# First scallop trip



## chaps (Aug 31, 2009)

Thanks for all the advice from forum members. We took the yaks out near blacks island today. The yaks made it more work but I felt like it made us work harder. My wife said it’s like hunting for Easter eggs. It’s addicting looking for those little buggerss. Needlesss to say the scallops are still there. Once we got in to a rhythm we got our 3 person limit within a few hours. My 9 yo was hesistant to grab them but after a bit he figured it out. The scallops seem small but it doesn’t matter. We had tons of fun. We saw Jaster out there who was bringing them in many at a time. He was instrumenal in our success and his advice was spot on. I tried to get my son to let them bite him so he could grab 10 at a time. I did have to chase a Swimming scallop. They move pretty quick when chased. I wish I had a go pro video of it. We are plannnig on making this a yearly trip. We love the area and the peacefulness of the small town.


----------



## jaster (Oct 7, 2007)

Good to see fellow PFF memebers/ friends 100 miles from home! We only kept 4.5 gallons today, had to head in to make tournament weigh in. Glad y'all got on em!. FYI, those buggers clamp hard, lol


----------



## lastcast (Oct 12, 2007)

Looks like ya'll had fun and have some good eats!


----------



## smooth move (Sep 25, 2012)

great times!


----------



## Dagwood (Oct 1, 2007)

Your ruined now, Chaps, you'll go every year now. My kids were down there last week and limited out every day. Have you used the shop vac method of cleaning them?


----------



## BananaTom (Feb 16, 2008)

I love Port St Joe, we go every year, next year I plan to go more than once


----------



## jaster (Oct 7, 2007)

Dagwood said:


> Your ruined now, Chaps, you'll go every year now. My kids were down there last week and limited out every day. Have you used the shop vac method of cleaning them?


I tried the vacuum, wasnt worth a poop, imo


----------



## BananaTom (Feb 16, 2008)

jaster said:


> I tried the vacuum, wasnt worth a poop, imo


That’s the first time I’ve heard somebody say that about using a wet vac.
Everyone that I know loves it, I am considering buying a 12 V so I can use it on the boat. We clean our scallops at Black’s Island. And leave all the shells in the water.


----------



## chaps (Aug 31, 2009)

We went for a quick trip this morning out of the yak launch on opposite side before we left for home. Once again scallops everywhere, we didn’t have to travel far from the launch. This year spoiled us and it sounds like this is the best it’s been in years. I’m hoping it stay good for years to come. 

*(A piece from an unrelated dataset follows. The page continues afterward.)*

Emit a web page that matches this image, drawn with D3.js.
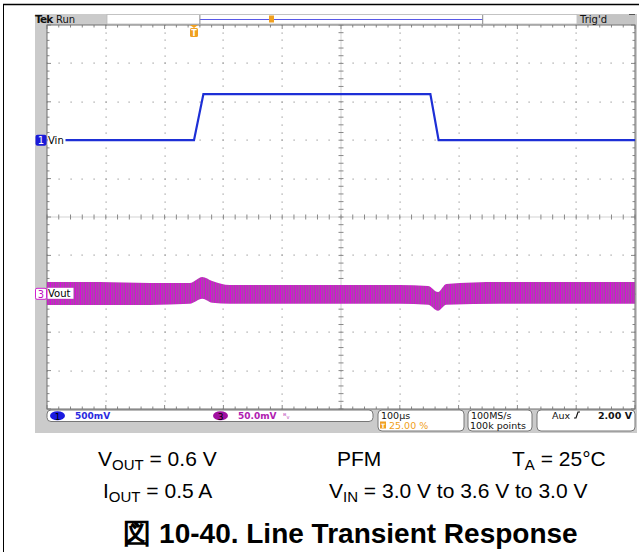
<!DOCTYPE html>
<html><head><meta charset="utf-8">
<script src="https://cdn.jsdelivr.net/npm/d3@7"></script>
<style>body{margin:0;background:#fff}svg{display:block}</style>
</head><body><svg id="c" width="639" height="552"></svg>
<script>
// ---------- data ----------
const vinTime  = [-250, 0, 16, 402, 416, 750];          // µs
const vinVolts = [3.0, 3.0, 3.6, 3.6, 3.0, 3.0];         // V
const voutTime   = [-250, -160, -75, -7, 14, 31, 61, 180, 350, 398, 415, 429, 520, 750]; // µs
const voutTop    = [15.4, 15.4, 14.1, 14.1, 21.9, 16.7, 11.5, 11.5, 11.5, 10.2, 2.3, 12.8, 15.4, 15.4]; // mV
const voutBottom = [-14.5, -14.5, -14.5, -13.0, -6.5, -11.7, -13.0, -13.0, -13.0, -14.3, -22.1, -14.3, -13.0, -13.0]; // mV
const chLabels = ["Vin", "Vout"];
const statusCh = [{n: "1", text: "500mV"}, {n: "3", text: "50.0mV"}];
const timeBox = ["100µs", "25.00 %"];
const rateBox = ["100MS/s", "100k points"];
const trigBox = ["Aux", "2.00 V"];
const caption1 = ["V", "OUT", " = 0.6 V"];
const caption2 = ["I", "OUT", " = 0.5 A"];
const caption3 = ["V", "IN", " = 3.0 V to 3.6 V to 3.0 V"];
const captionTa = ["T", "A", " = 25°C"];
const title = "図 10-40. Line Transient Response";

// ---------- scales ----------
const GL = 47, GR = 635, GT = 25, GB = 409;
const x = d3.scaleLinear().domain([-250, 750]).range([GL, GR]);
const div = d3.scaleLinear().domain([-5, 5]).range([GB, GT]);
const y1 = d3.scaleLinear().domain([3.0 - 7 * 0.5, 3.0 + 3 * 0.5]).range([GB, GT]);  // ch1 500mV/div, +2div
const y3 = d3.scaleLinear().domain([-3 * 50, 7 * 50]).range([GB, GT]);                // ch3 50mV/div, -2div

const svg = d3.select("#c");
const SANS = "'DejaVu Sans', sans-serif";
const ARIAL = "'Liberation Sans', Arial, sans-serif";

// outer frame lines
svg.append("line").attr("x1", 3).attr("x2", 639).attr("y1", 4.5).attr("y2", 4.5).attr("stroke", "#000").attr("stroke-width", 1.5);
svg.append("line").attr("x1", 3.5).attr("x2", 3.5).attr("y1", 4).attr("y2", 552).attr("stroke", "#000").attr("stroke-width", 1);

// scope gray frame
svg.append("rect").attr("x", 35).attr("y", 14).attr("width", 602).attr("height", 419).attr("fill", "#cbcbcb");

// graticule background
svg.append("rect").attr("x", GL).attr("y", GT).attr("width", GR - GL).attr("height", GB - GT).attr("fill", "#fff");

// grid dots
const g = svg.append("g");
const xMinor = d3.range(-250, 750.1, 20);
const yMinor = d3.range(-5, 5.01, 0.2);
const majT = d3.range(-150, 700, 100).filter(t => t !== 250);
const majD = d3.range(-4, 5, 1).filter(d => d !== 0);
const dots = [];
majT.forEach(t => yMinor.forEach(d => dots.push([x(t), div(d)])));
majD.forEach(d => xMinor.forEach(t => dots.push([x(t), div(d)])));
g.selectAll("rect.dot").data(dots).join("rect").attr("class", "dot")
  .attr("x", d => Math.round(d[0]) - 0.5).attr("y", d => Math.round(d[1]) - 0.5)
  .attr("width", 1.2).attr("height", 1.2).attr("fill", "#9a9a9a");
// center cross
g.append("line").attr("x1", GL).attr("x2", GR).attr("y1", div(0)).attr("y2", div(0)).attr("stroke", "#c8c8c8").attr("stroke-width", 0.8);
g.append("line").attr("x1", x(250)).attr("x2", x(250)).attr("y1", GT).attr("y2", GB).attr("stroke", "#c8c8c8").attr("stroke-width", 0.8);
g.selectAll("line.tx").data(xMinor).join("line").attr("class", "tx")
  .attr("x1", d => x(d)).attr("x2", d => x(d)).attr("y1", div(0) - 2.5).attr("y2", div(0) + 2.5).attr("stroke", "#888");
g.selectAll("line.ty").data(yMinor).join("line").attr("class", "ty")
  .attr("y1", d => div(d)).attr("y2", d => div(d)).attr("x1", x(250) - 2.5).attr("x2", x(250) + 2.5).attr("stroke", "#888");
// edge ticks
g.selectAll("line.et").data(xMinor).join("line").attr("class", "et")
  .attr("x1", d => x(d)).attr("x2", d => x(d)).attr("y1", GT).attr("y2", d => GT + ((d + 250) % 100 === 0 ? 4 : 2.5)).attr("stroke", "#888");
g.selectAll("line.eb").data(xMinor).join("line").attr("class", "eb")
  .attr("x1", d => x(d)).attr("x2", d => x(d)).attr("y1", GB).attr("y2", d => GB - ((d + 250) % 100 === 0 ? 4 : 2.5)).attr("stroke", "#888");
g.selectAll("line.er").data(yMinor).join("line").attr("class", "er")
  .attr("y1", d => div(d)).attr("y2", d => div(d)).attr("x1", GR).attr("x2", d => GR - (Math.abs(d % 1) < 0.01 ? 4 : 2.5)).attr("stroke", "#888");
g.selectAll("line.el").data(yMinor).join("line").attr("class", "el")
  .attr("y1", d => div(d)).attr("y2", d => div(d)).attr("x1", GL).attr("x2", d => GL + (Math.abs(d % 1) < 0.01 ? 4 : 2.5)).attr("stroke", "#888");
svg.append("rect").attr("x", GL).attr("y", GT).attr("width", GR - GL).attr("height", GB - GT)
  .attr("fill", "none").attr("stroke", "#6e6e6e").attr("stroke-width", 1);

// ---------- Vout ripple band ----------
const defs = svg.append("defs");
const pat = defs.append("pattern").attr("id", "rip").attr("patternUnits", "userSpaceOnUse").attr("width", 2.5).attr("height", 10);
pat.append("rect").attr("width", 2.5).attr("height", 10).attr("fill", "#ee7cee");
pat.append("rect").attr("x", 0).attr("width", 0.9).attr("height", 10).attr("fill", "#e000e0");
pat.append("rect").attr("x", 1.3).attr("width", 0.8).attr("height", 10).attr("fill", "#3a0a3a").attr("opacity", 0.8);
const voutData = voutTime.map((t, i) => ({t, top: voutTop[i], bot: voutBottom[i]}));
svg.append("path").datum(voutData)
  .attr("d", d3.area().x(d => x(d.t)).y0(d => y3(d.bot)).y1(d => y3(d.top)).curve(d3.curveMonotoneX))
  .attr("fill", "url(#rip)");

// ---------- Vin trace ----------
const vinData = vinTime.map((t, i) => ({t, v: vinVolts[i]}));
svg.append("path").datum(vinData)
  .attr("d", d3.line().x(d => x(d.t)).y(d => y1(d.v)))
  .attr("fill", "none").attr("stroke", "#1d2fd6").attr("stroke-width", 2.2);

// ---------- channel markers ----------
const m1y = y1(3.0);
svg.append("rect").attr("x", 35.5).attr("y", m1y - 5.5).attr("width", 11).attr("height", 11).attr("rx", 2).attr("fill", "#1a1ad8");
svg.append("text").attr("x", 41).attr("y", m1y + 4).attr("text-anchor", "middle").attr("font-family", SANS).attr("font-size", 10).attr("fill", "#fff").text("1");
svg.append("rect").attr("x", 47.5).attr("y", m1y - 6).attr("width", 18).attr("height", 11).attr("fill", "#fff");
svg.append("text").attr("x", 48).attr("y", m1y + 3.5).attr("font-family", SANS).attr("font-size", 10).attr("fill", "#000").text(chLabels[0]);

const m3y = y3(0);
svg.append("rect").attr("x", 35.5).attr("y", m3y - 5.5).attr("width", 11).attr("height", 11).attr("rx", 1.5).attr("fill", "#fff").attr("stroke", "#d020d0");
svg.append("text").attr("x", 41).attr("y", m3y + 4).attr("text-anchor", "middle").attr("font-family", SANS).attr("font-size", 10).attr("fill", "#c010c0").text("3");
svg.append("rect").attr("x", 47.5).attr("y", m3y - 6).attr("width", 26).attr("height", 11).attr("fill", "#fff");
svg.append("text").attr("x", 48).attr("y", m3y + 3.5).attr("font-family", SANS).attr("font-size", 10).attr("fill", "#000").text(chLabels[1]);

// ---------- top bar ----------
svg.append("rect").attr("x", 107).attr("y", 14.5).attr("width", 470).attr("height", 9.5).attr("fill", "#fff").attr("stroke", "#bbb").attr("stroke-width", 0.8);
svg.append("text").attr("x", 35).attr("y", 22.5).attr("font-family", SANS).attr("font-size", 10.5).attr("font-weight", "bold").attr("letter-spacing", -0.8).attr("fill", "#111").text("Tek");
svg.append("text").attr("x", 56).attr("y", 22.5).attr("font-family", SANS).attr("font-size", 10).attr("fill", "#111").text("Run");
svg.append("line").attr("x1", x(10)).attr("x2", x(491)).attr("y1", 19.5).attr("y2", 19.5).attr("stroke", "#5858e8").attr("stroke-width", 1);
[x(10), x(491)].forEach(px => svg.append("line").attr("x1", px).attr("x2", px).attr("y1", 15).attr("y2", 24).attr("stroke", "#888"));
svg.append("rect").attr("x", 269).attr("y", 15.5).attr("width", 5).attr("height", 7).attr("fill", "#f0a020");
svg.append("rect").attr("x", 577).attr("y", 14.5).attr("width", 58).attr("height", 9.5).attr("fill", "#c4c4c4");
svg.append("text").attr("x", 580).attr("y", 22.5).attr("font-family", SANS).attr("font-size", 10).attr("fill", "#111").text("Trig'd");
svg.append("line").attr("x1", 629).attr("x2", 635).attr("y1", 14.5).attr("y2", 14.5).attr("stroke", "#555");

// trigger position marker
const tx0 = x(0);
svg.append("path").attr("d", `M${tx0 - 4},25 L${tx0 + 4},25 L${tx0},28 Z`).attr("fill", "#f0a020");
svg.append("rect").attr("x", tx0 - 4).attr("y", 28).attr("width", 8).attr("height", 9).attr("rx", 1.5).attr("fill", "#f0a020");
svg.append("text").attr("x", tx0).attr("y", 35.5).attr("text-anchor", "middle").attr("font-family", SANS).attr("font-size", 8).attr("font-weight", "bold").attr("fill", "#fff").text("T");

// ---------- status boxes ----------
function box(x0, x1, y0, y1) {
  svg.append("rect").attr("x", x0).attr("y", y0).attr("width", x1 - x0).attr("height", y1 - y0).attr("rx", 4)
    .attr("fill", "#fff").attr("stroke", "#777").attr("stroke-width", 1);
}
box(47, 373, 410, 421.5);
box(378, 464, 410, 431);
box(468, 532, 410, 431);
box(537, 635, 410, 431);
const chColors = ["#1a1ae0", "#a010a0"];
const chTextColors = ["#2a2ae0", "#b020b0"];
const chX = [50, 213];
statusCh.forEach((c, i) => {
  svg.append("ellipse").attr("cx", chX[i] + 7.5).attr("cy", 415.8).attr("rx", 7.5).attr("ry", 4.5).attr("fill", chColors[i]);
  svg.append("text").attr("x", chX[i] + 7.5).attr("y", 419.5).attr("text-anchor", "middle").attr("font-family", SANS).attr("font-size", 9).attr("fill", "#000").text(c.n);
  svg.append("text").attr("x", chX[i] + 25).attr("y", 419.3).attr("font-family", SANS).attr("font-size", 9).attr("font-weight", "bold").attr("fill", chTextColors[i]).text(c.text);
});
svg.append("text").attr("x", 283).attr("y", 419).attr("font-family", SANS).attr("font-size", 8).attr("fill", "#c050c0").text("ᴮᵥ");
svg.append("text").attr("x", 381).attr("y", 418.5).attr("font-family", SANS).attr("font-size", 9.5).attr("fill", "#111").text(timeBox[0]);
svg.append("rect").attr("x", 380).attr("y", 421.5).attr("width", 6).attr("height", 7).attr("fill", "#f0a020");
svg.append("text").attr("x", 383).attr("y", 428).attr("text-anchor", "middle").attr("font-family", SANS).attr("font-size", 6).attr("font-weight", "bold").attr("fill", "#fff").text("T");
svg.append("text").attr("x", 389).attr("y", 428.8).attr("font-family", SANS).attr("font-size", 9.5).attr("fill", "#f0a020").text(timeBox[1]);
svg.append("text").attr("x", 471).attr("y", 418.5).attr("font-family", SANS).attr("font-size", 9.5).attr("fill", "#111").text(rateBox[0]);
svg.append("text").attr("x", 470).attr("y", 429).attr("font-family", SANS).attr("font-size", 9.5).attr("fill", "#111").text(rateBox[1]);
svg.append("text").attr("x", 552).attr("y", 418.5).attr("font-family", SANS).attr("font-size", 9.5).attr("fill", "#111").text(trigBox[0]);
svg.append("path").attr("d", "M574,418 L576,418 L578,412 L580,412").attr("fill", "none").attr("stroke", "#111").attr("stroke-width", 1.2);
svg.append("text").attr("x", 632).attr("y", 418.5).attr("text-anchor", "end").attr("font-family", SANS).attr("font-size", 9.5).attr("font-weight", "bold").attr("fill", "#111").text(trigBox[1]);

// ---------- caption ----------
function subText(parts, xPos, yPos, anchor) {
  const t = svg.append("text").attr("x", xPos).attr("y", yPos).attr("font-family", ARIAL).attr("font-size", 21).attr("fill", "#000").attr("text-anchor", anchor || "start");
  t.append("tspan").text(parts[0]);
  t.append("tspan").attr("font-size", 15).attr("dy", 4).text(parts[1]);
  t.append("tspan").attr("dy", -4).text(parts[2]);
}
subText(caption1, 98, 466);
svg.append("text").attr("x", 337).attr("y", 466).attr("font-family", ARIAL).attr("font-size", 21).attr("fill", "#000").text("PFM");
subText(captionTa, 512, 466);
subText(caption2, 103, 498);
subText(caption3, 329, 498);
svg.append("text").attr("x", 350.5).attr("y", 543).attr("text-anchor", "middle").attr("font-family", ARIAL).attr("font-size", 28).attr("font-weight", "bold").attr("fill", "#000").text(title);
</script>
</body></html>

I still have lots of scallops to clean. I did try the vacuum method and seemed to work pretty good. I’m still figuring out the best way to do it. I have lots to practice with.


----------



## jaster (Oct 7, 2007)

We had 28 or so gallons between 15 of us yesterday. Wife, son and I cleaned for nearly 2 hours laat night before we left, lol. Just cleaned our limit, made the others do their own, would have helped em, but had to make that 3 hours drive. I am just amazed by the amount of life in that bay!


----------



## Bodupp (Oct 3, 2007)

Scallops: When you're looking for them, you wish you found more.
When you're cleaning them, you wish you had found less.
When you're eating them, you wish you had found more.


----------



## jaster (Oct 7, 2007)

Bodupp said:


> Scallops: When you're looking for them, you wish you found more.
> When you're cleaning them, you wish you had found less.
> When you're eating them, you wish you had found more.


No truer words have been said about scallops!


----------



## cody&ryand (Oct 3, 2007)

I have been talking about making a trip down there for scallop season for 15 years now and still haven't done it. I will make it down there eventually it looks like a blast and I love that area we fish down there every Thanksgiving for a week


----------



## Bigc2013 (Aug 1, 2016)

*Question*

When does the legal season end? Is it too late for a first timer to try and get some. Thanks in advance :thumbup: Capt. John.


----------



## jaster (Oct 7, 2007)

Bigc2013 said:


> When does the legal season end? Is it too late for a first timer to try and get some. Thanks in advance :thumbup: Capt. John.


Farther South you go, I believe it is open latter. Port St Joe ended today


----------



## BananaTom (Feb 16, 2008)

STEINHATCHEE CLOSED 09/10/2019


2019 Scallop season in Citrus County runs from July 1 through September 24. (Crystal River)


----------